The team is also keeping costs down by hiring local workers, including Valleywide Concrete, Mayday Electric and Hedlund Contracting.

“They’re the one group that showed significant interest in local employment,” said bell. “They will try and source whatever they can locally. Overall, we’re hoping it will be a nice boost for some in the valley.”

The decision to approve the project team was unanimous among the five councillors who voted. Coun.
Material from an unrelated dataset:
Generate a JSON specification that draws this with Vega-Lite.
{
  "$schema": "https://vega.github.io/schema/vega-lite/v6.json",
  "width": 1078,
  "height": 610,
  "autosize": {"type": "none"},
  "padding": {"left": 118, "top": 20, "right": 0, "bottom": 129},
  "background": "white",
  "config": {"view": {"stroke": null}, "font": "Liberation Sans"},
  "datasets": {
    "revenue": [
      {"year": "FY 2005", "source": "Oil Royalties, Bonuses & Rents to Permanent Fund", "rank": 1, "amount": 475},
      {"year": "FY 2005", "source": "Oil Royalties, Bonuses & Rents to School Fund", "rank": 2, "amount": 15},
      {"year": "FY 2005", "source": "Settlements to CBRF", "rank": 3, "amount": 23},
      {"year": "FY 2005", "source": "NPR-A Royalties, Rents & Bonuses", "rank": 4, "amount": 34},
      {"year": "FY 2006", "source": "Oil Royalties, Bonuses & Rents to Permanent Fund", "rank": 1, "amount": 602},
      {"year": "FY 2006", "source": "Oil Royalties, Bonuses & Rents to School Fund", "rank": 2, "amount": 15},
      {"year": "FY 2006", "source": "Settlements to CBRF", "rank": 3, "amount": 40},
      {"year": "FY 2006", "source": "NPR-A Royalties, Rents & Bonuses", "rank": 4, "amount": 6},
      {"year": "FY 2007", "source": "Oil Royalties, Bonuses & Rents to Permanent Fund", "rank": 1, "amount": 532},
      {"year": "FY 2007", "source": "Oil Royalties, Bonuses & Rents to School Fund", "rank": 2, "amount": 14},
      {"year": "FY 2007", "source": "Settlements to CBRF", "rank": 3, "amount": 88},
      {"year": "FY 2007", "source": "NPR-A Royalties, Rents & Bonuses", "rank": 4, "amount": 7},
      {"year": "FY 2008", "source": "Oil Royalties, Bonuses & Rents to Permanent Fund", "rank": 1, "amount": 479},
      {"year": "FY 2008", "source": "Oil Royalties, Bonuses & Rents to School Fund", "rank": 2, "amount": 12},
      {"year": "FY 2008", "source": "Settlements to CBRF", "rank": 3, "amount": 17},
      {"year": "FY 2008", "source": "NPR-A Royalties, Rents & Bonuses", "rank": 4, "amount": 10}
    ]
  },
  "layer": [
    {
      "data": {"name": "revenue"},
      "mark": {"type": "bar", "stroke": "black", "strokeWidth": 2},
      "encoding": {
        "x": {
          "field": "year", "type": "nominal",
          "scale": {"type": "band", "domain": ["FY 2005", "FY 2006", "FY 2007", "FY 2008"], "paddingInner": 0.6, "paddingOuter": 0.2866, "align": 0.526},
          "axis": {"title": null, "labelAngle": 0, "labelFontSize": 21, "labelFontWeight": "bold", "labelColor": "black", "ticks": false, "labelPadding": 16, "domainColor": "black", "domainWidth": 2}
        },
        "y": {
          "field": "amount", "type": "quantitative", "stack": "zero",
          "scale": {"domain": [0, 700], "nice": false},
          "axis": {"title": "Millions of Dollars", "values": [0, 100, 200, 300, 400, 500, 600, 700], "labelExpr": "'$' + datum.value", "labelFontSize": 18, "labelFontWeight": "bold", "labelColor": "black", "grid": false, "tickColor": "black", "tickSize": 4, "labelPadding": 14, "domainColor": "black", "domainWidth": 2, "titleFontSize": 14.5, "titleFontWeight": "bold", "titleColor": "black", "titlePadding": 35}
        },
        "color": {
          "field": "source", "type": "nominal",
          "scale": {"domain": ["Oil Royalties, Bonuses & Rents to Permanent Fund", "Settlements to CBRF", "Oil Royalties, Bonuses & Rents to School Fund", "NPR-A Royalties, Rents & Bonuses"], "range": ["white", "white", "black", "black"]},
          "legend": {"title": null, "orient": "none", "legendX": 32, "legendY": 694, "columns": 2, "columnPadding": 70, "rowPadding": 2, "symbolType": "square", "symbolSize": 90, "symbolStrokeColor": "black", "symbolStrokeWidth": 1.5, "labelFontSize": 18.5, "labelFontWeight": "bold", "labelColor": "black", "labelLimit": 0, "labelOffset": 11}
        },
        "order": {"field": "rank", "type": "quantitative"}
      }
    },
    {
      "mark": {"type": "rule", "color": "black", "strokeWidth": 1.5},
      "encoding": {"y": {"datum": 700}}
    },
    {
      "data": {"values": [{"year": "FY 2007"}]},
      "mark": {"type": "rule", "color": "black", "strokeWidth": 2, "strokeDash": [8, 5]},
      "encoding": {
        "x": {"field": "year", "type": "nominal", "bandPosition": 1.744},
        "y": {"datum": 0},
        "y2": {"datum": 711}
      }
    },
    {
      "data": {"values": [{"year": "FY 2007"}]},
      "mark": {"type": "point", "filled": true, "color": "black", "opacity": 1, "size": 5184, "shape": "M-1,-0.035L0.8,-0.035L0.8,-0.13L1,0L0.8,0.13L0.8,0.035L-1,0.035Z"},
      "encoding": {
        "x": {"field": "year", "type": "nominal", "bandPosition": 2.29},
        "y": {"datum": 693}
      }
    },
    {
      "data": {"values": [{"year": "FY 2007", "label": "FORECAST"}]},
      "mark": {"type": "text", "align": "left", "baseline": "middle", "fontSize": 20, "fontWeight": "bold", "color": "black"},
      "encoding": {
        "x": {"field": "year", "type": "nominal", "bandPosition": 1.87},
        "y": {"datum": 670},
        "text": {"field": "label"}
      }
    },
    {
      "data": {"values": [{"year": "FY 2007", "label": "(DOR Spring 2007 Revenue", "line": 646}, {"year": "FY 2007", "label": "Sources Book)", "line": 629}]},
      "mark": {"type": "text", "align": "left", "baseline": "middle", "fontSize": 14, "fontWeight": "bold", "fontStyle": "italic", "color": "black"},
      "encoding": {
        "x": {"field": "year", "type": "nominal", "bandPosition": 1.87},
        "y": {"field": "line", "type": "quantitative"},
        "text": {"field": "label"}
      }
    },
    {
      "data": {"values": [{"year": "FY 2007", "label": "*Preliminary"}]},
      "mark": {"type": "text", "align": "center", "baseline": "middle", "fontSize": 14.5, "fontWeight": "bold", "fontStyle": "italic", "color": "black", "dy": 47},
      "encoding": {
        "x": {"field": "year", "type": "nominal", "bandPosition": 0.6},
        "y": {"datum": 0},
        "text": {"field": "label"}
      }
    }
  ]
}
Tanya Ducharme left the room for the vote, after she declared a conflict of interest because her employer, the Columbia Brewery, which pays a large percentage of sewer fees that will help cover the town’s share, was mentioned in the resolution.

A separate motion was made at the March 27 meeting to engage an individual to act as the town’s agent, who would, among other duties, conduct site visits and inspections at the project site.
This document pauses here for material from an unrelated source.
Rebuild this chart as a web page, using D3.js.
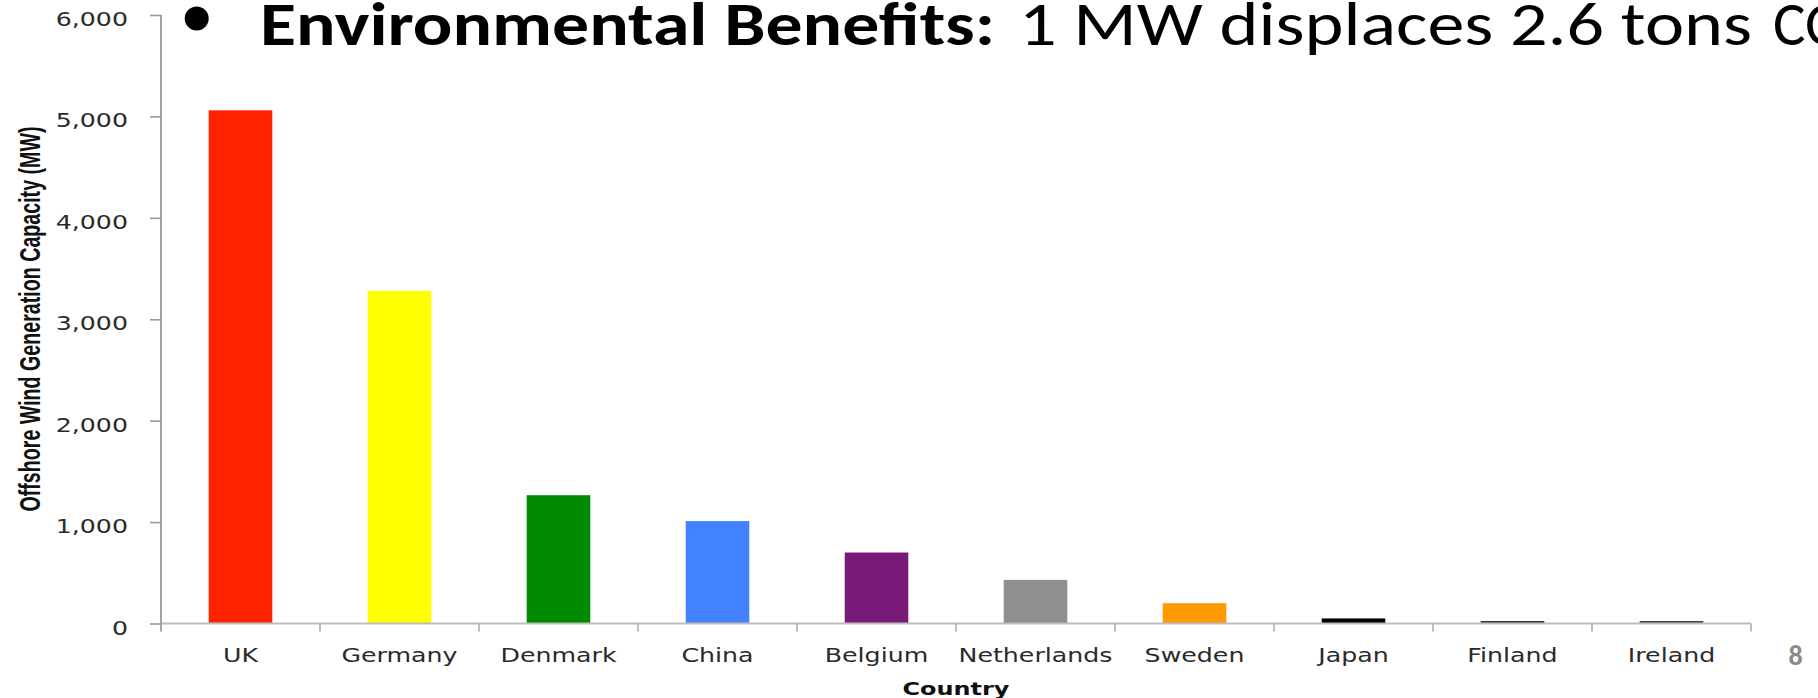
<!DOCTYPE html>
<html>
<head>
<meta charset="utf-8">
<script src="https://cdn.jsdelivr.net/npm/d3@7"></script>
<style>
  html, body { margin: 0; padding: 0; background: #ffffff; }
  svg { display: block; }
</style>
</head>
<body>
<svg id="chart" width="1818" height="698"></svg>
<script>
const countries = ["UK", "Germany", "Denmark", "China", "Belgium", "Netherlands", "Sweden", "Japan", "Finland", "Ireland"];
const capacityMW = [5060, 3280, 1265, 1010, 700, 430, 200, 50, 25, 25];
const barColors = ["#ff2200", "#ffff00", "#008a00", "#4282ff", "#7a1a78", "#8f8f8f", "#ff9900", "#000000", "#3a3a3a", "#464646"];
const yTickValues = [0, 1000, 2000, 3000, 4000, 5000, 6000];
const titleBold = "Environmental Benefits:";
const titleRegular = "1 MW displaces 2.6 tons";
const titleCut = "CO";
const xAxisTitle = "Country";
const yAxisTitle = "Offshore Wind Generation Capacity (MW)";
const pageNumber = "8";

const data = countries.map((c, i) => ({ country: c, value: capacityMW[i], color: barColors[i] }));

const svg = d3.select("#chart");
const W = 1818, H = 698;
const plot = { left: 161, right: 1751, top: 15, bottom: 623.5 };
const stretch = 1.33;   // chart text is horizontally stretched in the reference

svg.append("rect").attr("width", W).attr("height", H).attr("fill", "#fff");

const x = d3.scaleBand().domain(countries).range([plot.left, plot.right]).padding(0);
const y = d3.scaleLinear().domain([0, 6000]).range([plot.bottom, plot.top]);

// Bars
const barW = x.bandwidth() * 0.4;
svg.append("g").selectAll("rect").data(data).join("rect")
  .attr("x", d => x(d.country) + (x.bandwidth() - barW) / 2)
  .attr("y", d => y(d.value))
  .attr("width", barW)
  .attr("height", d => y(0) - y(d.value))
  .attr("fill", d => d.color);

// Y axis
const yAxis = d3.axisLeft(y).tickValues(yTickValues).tickFormat(d3.format(",")).tickSize(11).tickSizeOuter(0);
const gy = svg.append("g").attr("transform", `translate(${plot.left},0)`).call(yAxis);
gy.select(".domain").remove();
gy.selectAll(".tick line").attr("stroke", "#9a9a9a").attr("stroke-width", 1.6);
gy.selectAll(".tick text")
  .attr("x", null).attr("dy", null)
  .attr("text-anchor", "end")
  .attr("transform", `translate(-33,10.5) scale(${stretch},1)`)
  .attr("font-family", "'DejaVu Sans', Verdana, sans-serif")
  .attr("font-size", 19)
  .attr("fill", "#2a2a2a");
svg.append("line")
  .attr("x1", plot.left).attr("x2", plot.left)
  .attr("y1", y(6000)).attr("y2", y(0) + 8)
  .attr("stroke", "#9a9a9a").attr("stroke-width", 1.8);

// X axis
svg.append("line")
  .attr("x1", plot.left).attr("x2", plot.right)
  .attr("y1", y(0)).attr("y2", y(0))
  .attr("stroke", "#bdbdbd").attr("stroke-width", 1.8);
const boundaries = countries.slice(1).map(c => x(c)).concat([x.range()[1]]);
svg.append("g").selectAll("line").data(boundaries).join("line")
  .attr("x1", d => d).attr("x2", d => d)
  .attr("y1", y(0)).attr("y2", y(0) + 8)
  .attr("stroke", "#a8a8a8").attr("stroke-width", 1.5);
svg.append("g").selectAll("text").data(countries).join("text")
  .attr("transform", d => `translate(${x(d) + x.bandwidth() / 2},${y(0) + 38}) scale(${stretch},1)`)
  .attr("text-anchor", "middle")
  .attr("font-family", "'DejaVu Sans', Verdana, sans-serif")
  .attr("font-size", 19)
  .attr("fill", "#2a2a2a")
  .text(d => d);

// Axis titles
svg.append("text")
  .attr("transform", `translate(${(plot.left + plot.right) / 2},${y(0) + 71}) scale(${stretch},1)`)
  .attr("text-anchor", "middle")
  .attr("font-family", "'DejaVu Sans', Verdana, sans-serif")
  .attr("font-weight", "bold")
  .attr("font-size", 18)
  .attr("fill", "#111")
  .text(xAxisTitle);

svg.append("text")
  .attr("transform", `translate(40,319) scale(${stretch},1) rotate(-90)`)
  .attr("text-anchor", "middle")
  .attr("font-family", "'Liberation Sans Narrow', 'Liberation Sans', Arial, sans-serif")
  .attr("font-weight", "bold")
  .attr("font-size", 22)
  .attr("textLength", 385)
  .attr("lengthAdjust", "spacingAndGlyphs")
  .attr("fill", "#111")
  .text(yAxisTitle);

// Slide title (partially cut off at right, as in the reference)
svg.append("circle").attr("cx", 196.7).attr("cy", 18.5).attr("r", 12).attr("fill", "#000");
svg.append("text")
  .attr("x", 260).attr("y", 45)
  .attr("font-family", "Carlito, Calibri, Lato, 'Open Sans', sans-serif")
  .attr("font-weight", "bold")
  .attr("font-size", 61)
  .attr("textLength", 735)
  .attr("lengthAdjust", "spacingAndGlyphs")
  .attr("fill", "#000")
  .text(titleBold);
svg.append("text")
  .attr("x", 1019).attr("y", 45)
  .attr("font-family", "Carlito, Calibri, Lato, 'Open Sans', sans-serif")
  .attr("font-size", 61)
  .attr("textLength", 733)
  .attr("lengthAdjust", "spacingAndGlyphs")
  .attr("fill", "#000")
  .text(titleRegular);
svg.append("text")
  .attr("x", 1773).attr("y", 45)
  .attr("font-family", "Carlito, Calibri, Lato, 'Open Sans', sans-serif")
  .attr("font-size", 61)
  .attr("fill", "#000")
  .text(titleCut);

// Page number
svg.append("text")
  .attr("x", 1795.5).attr("y", 665)
  .attr("text-anchor", "middle")
  .attr("font-family", "Carlito, Calibri, Lato, sans-serif")
  .attr("font-weight", "bold")
  .attr("font-size", 28)
  .attr("fill", "#8a8a8a")
  .text(pageNumber);
</script>
</body>
</html>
“It’s a lot for us to take on,” Bell said at the meeting.

An agent of this type usually charges between one and three per cent of the project price, which could range between $60,000 and $180,000. Coun. Jerry Schmalz said he would have preferred the fee to range between one and two per cent, but joined Ducharme and Couns. Joanna Wilson, Scott Veitch, Judy Gadicke and Wes Graham in passing the motion.

Town staff expect the fee to come in at the lower end of the range as this project is not overly complex and has been planned well.

“Most of the work has been done in-house,” Bell told council.